# Collected material
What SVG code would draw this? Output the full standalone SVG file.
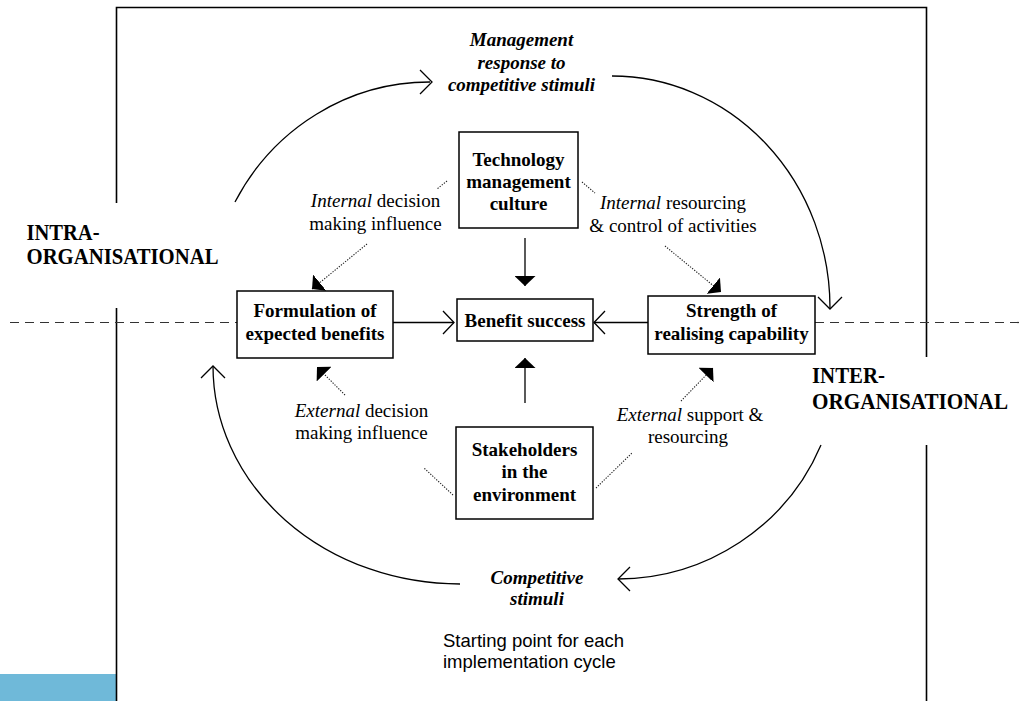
<svg xmlns="http://www.w3.org/2000/svg" width="1024" height="701" viewBox="0 0 1024 701">
  <style>
    .frame { fill: none; stroke: #000; stroke-width: 1.6; }
    .box { fill: #fff; stroke: #000; stroke-width: 1.5; }
    .line { fill: none; stroke: #000; stroke-width: 1.3; }
    .dash { fill: none; stroke: #333; stroke-width: 1.2; stroke-dasharray: 9 6; }
    .dot { fill: none; stroke: #222; stroke-width: 1.1; stroke-dasharray: 1.3 1.4; }
    .node { font-family: "Liberation Serif", "Times New Roman", serif; font-size: 19px; font-weight: bold; text-anchor: middle; fill: #000; }
    .lbl { font-family: "Liberation Serif", "Times New Roman", serif; font-size: 19px; text-anchor: middle; fill: #000; }
    .bi { font-family: "Liberation Serif", "Times New Roman", serif; font-size: 19px; font-weight: bold; font-style: italic; text-anchor: middle; fill: #000; }
    .zone { font-family: "Liberation Serif", "Times New Roman", serif; font-size: 23px; font-weight: bold; fill: #000; }
    .note { font-family: "Liberation Sans", Arial, sans-serif; font-size: 18.5px; fill: #000; }
    .it { font-style: italic; }
  </style>
  <defs>
    <marker id="solidHead" markerUnits="userSpaceOnUse" viewBox="0 0 10 21" refX="10" refY="10.5" markerWidth="10" markerHeight="21" orient="auto">
      <path d="M0,0 L10,10.5 L0,21 Z" fill="#000"/>
    </marker>
  </defs>

  <rect width="1024" height="701" fill="#fff"/>
  <rect x="0" y="674" width="117" height="27" fill="#6fb9d9"/>

  <!-- outer frame, broken where the zone labels sit -->
  <g id="frame">
    <polyline class="frame" points="116.5,203 116.5,7.5 926.5,7.5 926.5,357"/>
    <line class="frame" x1="116.5" y1="308" x2="116.5" y2="701"/>
    <line class="frame" x1="926.5" y1="445" x2="926.5" y2="701"/>
  </g>

  <!-- boundary between the two zones -->
  <g id="boundary">
    <line class="dash" x1="10" y1="322.5" x2="237" y2="322.5"/>
    <line class="dash" x1="815" y1="322.5" x2="1024" y2="322.5"/>
  </g>

  <g id="connectors">
    <!-- outer cycle -->
    <path class="line" d="M235,202 A221,228 0 0 1 430,82"/>
    <path class="line" d="M420,70 L432,82 L420,94"/>
    <path class="line" d="M612,76 A218,232 0 0 1 830,308"/>
    <path class="line" d="M818,297 L830,309 L842,297"/>
    <path class="line" d="M821,445 A221,219 0 0 1 618,579"/>
    <path class="line" d="M630,567 L618,579 L630,591"/>
    <path class="line" d="M460,584 A247,218 0 0 1 213,366"/>
    <path class="line" d="M201,378 L213,366 L225,378"/>

    <!-- flows into benefit success -->
    <line class="line" x1="393" y1="322.5" x2="454" y2="322.5"/>
    <path class="line" d="M443,311 L454,322.5 L443,334"/>
    <line class="line" x1="648" y1="322.5" x2="594" y2="322.5"/>
    <path class="line" d="M605,311 L594,322.5 L605,334"/>
    <line class="line" x1="525" y1="238" x2="525" y2="286" marker-end="url(#solidHead)"/>
    <line class="line" x1="525" y1="403" x2="525" y2="358" marker-end="url(#solidHead)"/>

    <!-- dotted influences -->
    <line class="dot" x1="447" y1="181" x2="437" y2="189"/>
    <line class="dot" x1="367" y1="244" x2="312" y2="289" marker-end="url(#solidHead)"/>
    <line class="dot" x1="582" y1="182" x2="595" y2="193"/>
    <line class="dot" x1="665" y1="246" x2="721" y2="292" marker-end="url(#solidHead)"/>
    <line class="dot" x1="453" y1="495" x2="424" y2="468"/>
    <line class="dot" x1="345" y1="395" x2="317" y2="367" marker-end="url(#solidHead)"/>
    <line class="dot" x1="596" y1="488" x2="632" y2="453"/>
    <line class="dot" x1="681" y1="401" x2="713" y2="368" marker-end="url(#solidHead)"/>
  </g>

  <g id="tech-culture">
    <rect class="box" x="459" y="132" width="119" height="96"/>
    <text class="node" x="518.5" y="165.5">Technology</text>
    <text class="node" x="518.5" y="187.5">management</text>
    <text class="node" x="518.5" y="210">culture</text>
  </g>

  <g id="formulation">
    <rect class="box" x="237" y="291" width="156" height="67"/>
    <text class="node" x="315" y="317">Formulation of</text>
    <text class="node" x="315" y="340">expected benefits</text>
  </g>

  <g id="benefit-success">
    <rect class="box" x="457" y="299" width="136" height="42"/>
    <text class="node" x="525" y="327">Benefit success</text>
  </g>

  <g id="realising-capability">
    <rect class="box" x="648" y="296" width="167" height="58"/>
    <text class="node" x="731.5" y="317">Strength of</text>
    <text class="node" x="731.5" y="340">realising capability</text>
  </g>

  <g id="stakeholders">
    <rect class="box" x="456" y="427" width="137" height="92"/>
    <text class="node" x="524.5" y="456">Stakeholders</text>
    <text class="node" x="524.5" y="478">in the</text>
    <text class="node" x="524.5" y="501">environment</text>
  </g>

  <g id="management-response">
    <text class="bi" x="521.5" y="46">Management</text>
    <text class="bi" x="521.5" y="68.5">response to</text>
    <text class="bi" x="521.5" y="91">competitive stimuli</text>
  </g>

  <g id="competitive-stimuli">
    <text class="bi" x="537" y="584">Competitive</text>
    <text class="bi" x="537" y="605">stimuli</text>
  </g>

  <g id="influence-labels">
    <text class="lbl" x="375.5" y="207"><tspan class="it">Internal</tspan> decision</text>
    <text class="lbl" x="375.5" y="230">making influence</text>
    <text class="lbl" x="673" y="209"><tspan class="it">Internal</tspan> resourcing</text>
    <text class="lbl" x="673" y="232">&amp; control of activities</text>
    <text class="lbl" x="361.5" y="417"><tspan class="it">External</tspan> decision</text>
    <text class="lbl" x="361.5" y="439">making influence</text>
    <text class="lbl" x="690" y="421"><tspan class="it">External</tspan> support &amp;</text>
    <text class="lbl" x="688" y="443">resourcing</text>
  </g>

  <g id="zone-intra">
    <text class="zone" x="26.5" y="239.5" textLength="73" lengthAdjust="spacingAndGlyphs">INTRA-</text>
    <text class="zone" x="26.5" y="263.5" textLength="192" lengthAdjust="spacingAndGlyphs">ORGANISATIONAL</text>
  </g>

  <g id="zone-inter">
    <text class="zone" x="812" y="383" textLength="73" lengthAdjust="spacingAndGlyphs">INTER-</text>
    <text class="zone" x="812" y="408.5" textLength="196" lengthAdjust="spacingAndGlyphs">ORGANISATIONAL</text>
  </g>

  <g id="start-note">
    <text class="note" x="443" y="647">Starting point for each</text>
    <text class="note" x="443" y="668">implementation cycle</text>
  </g>
</svg>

# What needs to be done
Return the material exactly as given, apart from the pictures.

# In response
What SVG code would draw this? Output the full standalone SVG file.
<svg xmlns="http://www.w3.org/2000/svg" width="1024" height="701" viewBox="0 0 1024 701">
  <style>
    .frame { fill: none; stroke: #000; stroke-width: 1.6; }
    .box { fill: #fff; stroke: #000; stroke-width: 1.5; }
    .line { fill: none; stroke: #000; stroke-width: 1.3; }
    .dash { fill: none; stroke: #333; stroke-width: 1.2; stroke-dasharray: 9 6; }
    .dot { fill: none; stroke: #222; stroke-width: 1.1; stroke-dasharray: 1.3 1.4; }
    .node { font-family: "Liberation Serif", "Times New Roman", serif; font-size: 19px; font-weight: bold; text-anchor: middle; fill: #000; }
    .lbl { font-family: "Liberation Serif", "Times New Roman", serif; font-size: 19px; text-anchor: middle; fill: #000; }
    .bi { font-family: "Liberation Serif", "Times New Roman", serif; font-size: 19px; font-weight: bold; font-style: italic; text-anchor: middle; fill: #000; }
    .zone { font-family: "Liberation Serif", "Times New Roman", serif; font-size: 23px; font-weight: bold; fill: #000; }
    .note { font-family: "Liberation Sans", Arial, sans-serif; font-size: 18.5px; fill: #000; }
    .it { font-style: italic; }
  </style>
  <defs>
    <marker id="solidHead" markerUnits="userSpaceOnUse" viewBox="0 0 10 21" refX="10" refY="10.5" markerWidth="10" markerHeight="21" orient="auto">
      <path d="M0,0 L10,10.5 L0,21 Z" fill="#000"/>
    </marker>
  </defs>

  <rect width="1024" height="701" fill="#fff"/>
  <rect x="0" y="674" width="117" height="27" fill="#6fb9d9"/>

  <!-- outer frame, broken where the zone labels sit -->
  <g id="frame">
    <polyline class="frame" points="116.5,203 116.5,7.5 926.5,7.5 926.5,357"/>
    <line class="frame" x1="116.5" y1="308" x2="116.5" y2="701"/>
    <line class="frame" x1="926.5" y1="445" x2="926.5" y2="701"/>
  </g>

  <!-- boundary between the two zones -->
  <g id="boundary">
    <line class="dash" x1="10" y1="322.5" x2="237" y2="322.5"/>
    <line class="dash" x1="815" y1="322.5" x2="1024" y2="322.5"/>
  </g>

  <g id="connectors">
    <!-- outer cycle -->
    <path class="line" d="M235,202 A221,228 0 0 1 430,82"/>
    <path class="line" d="M420,70 L432,82 L420,94"/>
    <path class="line" d="M612,76 A218,232 0 0 1 830,308"/>
    <path class="line" d="M818,297 L830,309 L842,297"/>
    <path class="line" d="M821,445 A221,219 0 0 1 618,579"/>
    <path class="line" d="M630,567 L618,579 L630,591"/>
    <path class="line" d="M460,584 A247,218 0 0 1 213,366"/>
    <path class="line" d="M201,378 L213,366 L225,378"/>

    <!-- flows into benefit success -->
    <line class="line" x1="393" y1="322.5" x2="454" y2="322.5"/>
    <path class="line" d="M443,311 L454,322.5 L443,334"/>
    <line class="line" x1="648" y1="322.5" x2="594" y2="322.5"/>
    <path class="line" d="M605,311 L594,322.5 L605,334"/>
    <line class="line" x1="525" y1="238" x2="525" y2="286" marker-end="url(#solidHead)"/>
    <line class="line" x1="525" y1="403" x2="525" y2="358" marker-end="url(#solidHead)"/>

    <!-- dotted influences -->
    <line class="dot" x1="447" y1="181" x2="437" y2="189"/>
    <line class="dot" x1="367" y1="244" x2="312" y2="289" marker-end="url(#solidHead)"/>
    <line class="dot" x1="582" y1="182" x2="595" y2="193"/>
    <line class="dot" x1="665" y1="246" x2="721" y2="292" marker-end="url(#solidHead)"/>
    <line class="dot" x1="453" y1="495" x2="424" y2="468"/>
    <line class="dot" x1="345" y1="395" x2="317" y2="367" marker-end="url(#solidHead)"/>
    <line class="dot" x1="596" y1="488" x2="632" y2="453"/>
    <line class="dot" x1="681" y1="401" x2="713" y2="368" marker-end="url(#solidHead)"/>
  </g>

  <g id="tech-culture">
    <rect class="box" x="459" y="132" width="119" height="96"/>
    <text class="node" x="518.5" y="165.5">Technology</text>
    <text class="node" x="518.5" y="187.5">management</text>
    <text class="node" x="518.5" y="210">culture</text>
  </g>

  <g id="formulation">
    <rect class="box" x="237" y="291" width="156" height="67"/>
    <text class="node" x="315" y="317">Formulation of</text>
    <text class="node" x="315" y="340">expected benefits</text>
  </g>

  <g id="benefit-success">
    <rect class="box" x="457" y="299" width="136" height="42"/>
    <text class="node" x="525" y="327">Benefit success</text>
  </g>

  <g id="realising-capability">
    <rect class="box" x="648" y="296" width="167" height="58"/>
    <text class="node" x="731.5" y="317">Strength of</text>
    <text class="node" x="731.5" y="340">realising capability</text>
  </g>

  <g id="stakeholders">
    <rect class="box" x="456" y="427" width="137" height="92"/>
    <text class="node" x="524.5" y="456">Stakeholders</text>
    <text class="node" x="524.5" y="478">in the</text>
    <text class="node" x="524.5" y="501">environment</text>
  </g>

  <g id="management-response">
    <text class="bi" x="521.5" y="46">Management</text>
    <text class="bi" x="521.5" y="68.5">response to</text>
    <text class="bi" x="521.5" y="91">competitive stimuli</text>
  </g>

  <g id="competitive-stimuli">
    <text class="bi" x="537" y="584">Competitive</text>
    <text class="bi" x="537" y="605">stimuli</text>
  </g>

  <g id="influence-labels">
    <text class="lbl" x="375.5" y="207"><tspan class="it">Internal</tspan> decision</text>
    <text class="lbl" x="375.5" y="230">making influence</text>
    <text class="lbl" x="673" y="209"><tspan class="it">Internal</tspan> resourcing</text>
    <text class="lbl" x="673" y="232">&amp; control of activities</text>
    <text class="lbl" x="361.5" y="417"><tspan class="it">External</tspan> decision</text>
    <text class="lbl" x="361.5" y="439">making influence</text>
    <text class="lbl" x="690" y="421"><tspan class="it">External</tspan> support &amp;</text>
    <text class="lbl" x="688" y="443">resourcing</text>
  </g>

  <g id="zone-intra">
    <text class="zone" x="26.5" y="239.5" textLength="73" lengthAdjust="spacingAndGlyphs">INTRA-</text>
    <text class="zone" x="26.5" y="263.5" textLength="192" lengthAdjust="spacingAndGlyphs">ORGANISATIONAL</text>
  </g>

  <g id="zone-inter">
    <text class="zone" x="812" y="383" textLength="73" lengthAdjust="spacingAndGlyphs">INTER-</text>
    <text class="zone" x="812" y="408.5" textLength="196" lengthAdjust="spacingAndGlyphs">ORGANISATIONAL</text>
  </g>

  <g id="start-note">
    <text class="note" x="443" y="647">Starting point for each</text>
    <text class="note" x="443" y="668">implementation cycle</text>
  </g>
</svg>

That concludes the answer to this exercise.